### What is asked
Reproduce each line of the material exactly, minus any picture.

### Collected material
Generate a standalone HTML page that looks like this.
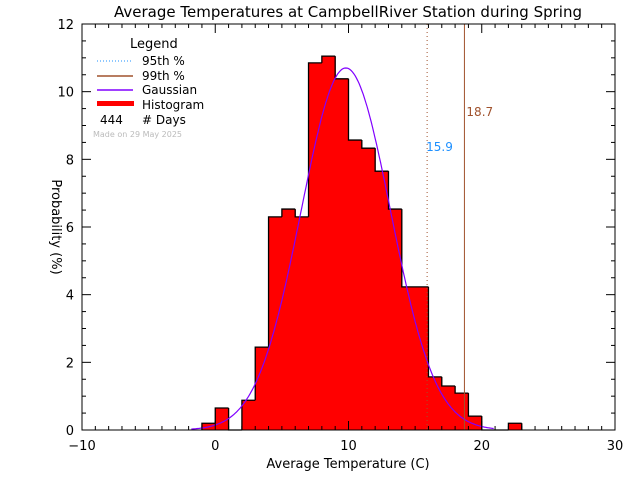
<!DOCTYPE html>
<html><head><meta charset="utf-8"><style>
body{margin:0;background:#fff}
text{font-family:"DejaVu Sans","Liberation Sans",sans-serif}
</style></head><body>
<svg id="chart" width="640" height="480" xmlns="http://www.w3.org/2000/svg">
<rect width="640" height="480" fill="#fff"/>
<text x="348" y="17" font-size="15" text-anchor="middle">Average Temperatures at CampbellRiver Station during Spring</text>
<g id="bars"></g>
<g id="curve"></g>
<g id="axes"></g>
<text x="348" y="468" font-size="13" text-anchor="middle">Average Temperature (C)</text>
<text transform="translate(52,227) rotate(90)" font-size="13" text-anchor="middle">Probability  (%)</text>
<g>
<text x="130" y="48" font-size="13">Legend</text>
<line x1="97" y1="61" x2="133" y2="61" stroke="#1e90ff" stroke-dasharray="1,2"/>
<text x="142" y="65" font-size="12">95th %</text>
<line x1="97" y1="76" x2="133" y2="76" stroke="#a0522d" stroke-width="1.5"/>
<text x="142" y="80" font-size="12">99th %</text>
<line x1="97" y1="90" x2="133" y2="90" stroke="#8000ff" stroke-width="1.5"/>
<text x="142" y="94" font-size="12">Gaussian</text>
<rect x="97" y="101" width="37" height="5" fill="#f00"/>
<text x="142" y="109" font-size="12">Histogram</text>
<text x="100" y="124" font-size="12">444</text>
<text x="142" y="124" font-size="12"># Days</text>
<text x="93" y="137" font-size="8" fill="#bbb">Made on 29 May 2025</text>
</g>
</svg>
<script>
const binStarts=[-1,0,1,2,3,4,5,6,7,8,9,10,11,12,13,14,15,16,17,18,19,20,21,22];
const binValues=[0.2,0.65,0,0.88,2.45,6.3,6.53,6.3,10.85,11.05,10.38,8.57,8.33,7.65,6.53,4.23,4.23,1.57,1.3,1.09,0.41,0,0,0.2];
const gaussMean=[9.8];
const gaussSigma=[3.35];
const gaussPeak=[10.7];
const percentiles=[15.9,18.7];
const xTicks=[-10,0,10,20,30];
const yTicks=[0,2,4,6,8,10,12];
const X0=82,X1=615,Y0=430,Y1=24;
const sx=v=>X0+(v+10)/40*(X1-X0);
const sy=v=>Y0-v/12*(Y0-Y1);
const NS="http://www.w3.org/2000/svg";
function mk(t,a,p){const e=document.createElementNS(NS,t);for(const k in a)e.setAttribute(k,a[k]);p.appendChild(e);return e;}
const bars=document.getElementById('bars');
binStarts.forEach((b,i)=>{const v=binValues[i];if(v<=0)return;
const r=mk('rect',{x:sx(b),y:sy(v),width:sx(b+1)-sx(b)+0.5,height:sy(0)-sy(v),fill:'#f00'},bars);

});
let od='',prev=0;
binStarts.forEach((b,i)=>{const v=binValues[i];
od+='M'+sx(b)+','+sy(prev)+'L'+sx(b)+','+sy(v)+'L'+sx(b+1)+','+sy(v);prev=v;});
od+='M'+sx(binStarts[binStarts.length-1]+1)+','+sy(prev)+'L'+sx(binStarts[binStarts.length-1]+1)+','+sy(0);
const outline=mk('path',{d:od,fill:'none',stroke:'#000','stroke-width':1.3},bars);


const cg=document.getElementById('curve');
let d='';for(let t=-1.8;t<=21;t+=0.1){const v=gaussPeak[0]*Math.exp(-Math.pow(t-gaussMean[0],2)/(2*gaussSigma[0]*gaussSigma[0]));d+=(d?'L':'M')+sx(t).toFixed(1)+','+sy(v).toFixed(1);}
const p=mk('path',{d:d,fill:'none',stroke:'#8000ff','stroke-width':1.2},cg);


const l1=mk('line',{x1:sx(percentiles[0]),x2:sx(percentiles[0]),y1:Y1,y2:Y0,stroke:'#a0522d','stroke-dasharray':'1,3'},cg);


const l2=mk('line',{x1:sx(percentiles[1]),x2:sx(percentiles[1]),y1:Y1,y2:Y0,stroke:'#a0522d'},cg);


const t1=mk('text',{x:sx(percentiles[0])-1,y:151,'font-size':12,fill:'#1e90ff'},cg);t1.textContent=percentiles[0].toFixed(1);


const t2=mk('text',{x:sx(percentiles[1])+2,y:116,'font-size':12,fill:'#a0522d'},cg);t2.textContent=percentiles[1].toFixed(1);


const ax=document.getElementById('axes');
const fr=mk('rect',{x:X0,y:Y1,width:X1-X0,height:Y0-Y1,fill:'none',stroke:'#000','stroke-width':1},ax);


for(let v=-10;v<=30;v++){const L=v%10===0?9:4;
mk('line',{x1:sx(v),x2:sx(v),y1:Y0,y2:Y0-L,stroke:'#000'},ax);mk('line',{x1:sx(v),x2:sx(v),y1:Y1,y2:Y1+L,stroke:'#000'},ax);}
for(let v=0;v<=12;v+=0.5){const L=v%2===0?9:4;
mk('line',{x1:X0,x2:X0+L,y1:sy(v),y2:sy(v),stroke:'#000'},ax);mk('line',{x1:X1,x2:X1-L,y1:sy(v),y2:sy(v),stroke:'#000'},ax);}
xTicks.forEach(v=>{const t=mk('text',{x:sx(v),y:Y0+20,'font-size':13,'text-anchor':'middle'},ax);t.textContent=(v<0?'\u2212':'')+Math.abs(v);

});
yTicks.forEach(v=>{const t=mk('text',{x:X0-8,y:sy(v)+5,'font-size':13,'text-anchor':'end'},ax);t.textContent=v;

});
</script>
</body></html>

### Solution for this task
Generate a standalone HTML page that looks like this.
<!DOCTYPE html>
<html><head><meta charset="utf-8"><style>
body{margin:0;background:#fff}
text{font-family:"DejaVu Sans","Liberation Sans",sans-serif}
</style></head><body>
<svg id="chart" width="640" height="480" xmlns="http://www.w3.org/2000/svg">
<rect width="640" height="480" fill="#fff"/>
<text x="348" y="17" font-size="15" text-anchor="middle">Average Temperatures at CampbellRiver Station during Spring</text>
<g id="bars"></g>
<g id="curve"></g>
<g id="axes"></g>
<text x="348" y="468" font-size="13" text-anchor="middle">Average Temperature (C)</text>
<text transform="translate(52,227) rotate(90)" font-size="13" text-anchor="middle">Probability  (%)</text>
<g>
<text x="130" y="48" font-size="13">Legend</text>
<line x1="97" y1="61" x2="133" y2="61" stroke="#1e90ff" stroke-dasharray="1,2"/>
<text x="142" y="65" font-size="12">95th %</text>
<line x1="97" y1="76" x2="133" y2="76" stroke="#a0522d" stroke-width="1.5"/>
<text x="142" y="80" font-size="12">99th %</text>
<line x1="97" y1="90" x2="133" y2="90" stroke="#8000ff" stroke-width="1.5"/>
<text x="142" y="94" font-size="12">Gaussian</text>
<rect x="97" y="101" width="37" height="5" fill="#f00"/>
<text x="142" y="109" font-size="12">Histogram</text>
<text x="100" y="124" font-size="12">444</text>
<text x="142" y="124" font-size="12"># Days</text>
<text x="93" y="137" font-size="8" fill="#bbb">Made on 29 May 2025</text>
</g>
</svg>
<script>
const binStarts=[-1,0,1,2,3,4,5,6,7,8,9,10,11,12,13,14,15,16,17,18,19,20,21,22];
const binValues=[0.2,0.65,0,0.88,2.45,6.3,6.53,6.3,10.85,11.05,10.38,8.57,8.33,7.65,6.53,4.23,4.23,1.57,1.3,1.09,0.41,0,0,0.2];
const gaussMean=[9.8];
const gaussSigma=[3.35];
const gaussPeak=[10.7];
const percentiles=[15.9,18.7];
const xTicks=[-10,0,10,20,30];
const yTicks=[0,2,4,6,8,10,12];
const X0=82,X1=615,Y0=430,Y1=24;
const sx=v=>X0+(v+10)/40*(X1-X0);
const sy=v=>Y0-v/12*(Y0-Y1);
const NS="http://www.w3.org/2000/svg";
function mk(t,a,p){const e=document.createElementNS(NS,t);for(const k in a)e.setAttribute(k,a[k]);p.appendChild(e);return e;}
const bars=document.getElementById('bars');
binStarts.forEach((b,i)=>{const v=binValues[i];if(v<=0)return;
const r=mk('rect',{x:sx(b),y:sy(v),width:sx(b+1)-sx(b)+0.5,height:sy(0)-sy(v),fill:'#f00'},bars);

});
let od='',prev=0;
binStarts.forEach((b,i)=>{const v=binValues[i];
od+='M'+sx(b)+','+sy(prev)+'L'+sx(b)+','+sy(v)+'L'+sx(b+1)+','+sy(v);prev=v;});
od+='M'+sx(binStarts[binStarts.length-1]+1)+','+sy(prev)+'L'+sx(binStarts[binStarts.length-1]+1)+','+sy(0);
const outline=mk('path',{d:od,fill:'none',stroke:'#000','stroke-width':1.3},bars);


const cg=document.getElementById('curve');
let d='';for(let t=-1.8;t<=21;t+=0.1){const v=gaussPeak[0]*Math.exp(-Math.pow(t-gaussMean[0],2)/(2*gaussSigma[0]*gaussSigma[0]));d+=(d?'L':'M')+sx(t).toFixed(1)+','+sy(v).toFixed(1);}
const p=mk('path',{d:d,fill:'none',stroke:'#8000ff','stroke-width':1.2},cg);


const l1=mk('line',{x1:sx(percentiles[0]),x2:sx(percentiles[0]),y1:Y1,y2:Y0,stroke:'#a0522d','stroke-dasharray':'1,3'},cg);


const l2=mk('line',{x1:sx(percentiles[1]),x2:sx(percentiles[1]),y1:Y1,y2:Y0,stroke:'#a0522d'},cg);


const t1=mk('text',{x:sx(percentiles[0])-1,y:151,'font-size':12,fill:'#1e90ff'},cg);t1.textContent=percentiles[0].toFixed(1);


const t2=mk('text',{x:sx(percentiles[1])+2,y:116,'font-size':12,fill:'#a0522d'},cg);t2.textContent=percentiles[1].toFixed(1);


const ax=document.getElementById('axes');
const fr=mk('rect',{x:X0,y:Y1,width:X1-X0,height:Y0-Y1,fill:'none',stroke:'#000','stroke-width':1},ax);


for(let v=-10;v<=30;v++){const L=v%10===0?9:4;
mk('line',{x1:sx(v),x2:sx(v),y1:Y0,y2:Y0-L,stroke:'#000'},ax);mk('line',{x1:sx(v),x2:sx(v),y1:Y1,y2:Y1+L,stroke:'#000'},ax);}
for(let v=0;v<=12;v+=0.5){const L=v%2===0?9:4;
mk('line',{x1:X0,x2:X0+L,y1:sy(v),y2:sy(v),stroke:'#000'},ax);mk('line',{x1:X1,x2:X1-L,y1:sy(v),y2:sy(v),stroke:'#000'},ax);}
xTicks.forEach(v=>{const t=mk('text',{x:sx(v),y:Y0+20,'font-size':13,'text-anchor':'middle'},ax);t.textContent=(v<0?'\u2212':'')+Math.abs(v);

});
yTicks.forEach(v=>{const t=mk('text',{x:X0-8,y:sy(v)+5,'font-size':13,'text-anchor':'end'},ax);t.textContent=v;

});
</script>
</body></html>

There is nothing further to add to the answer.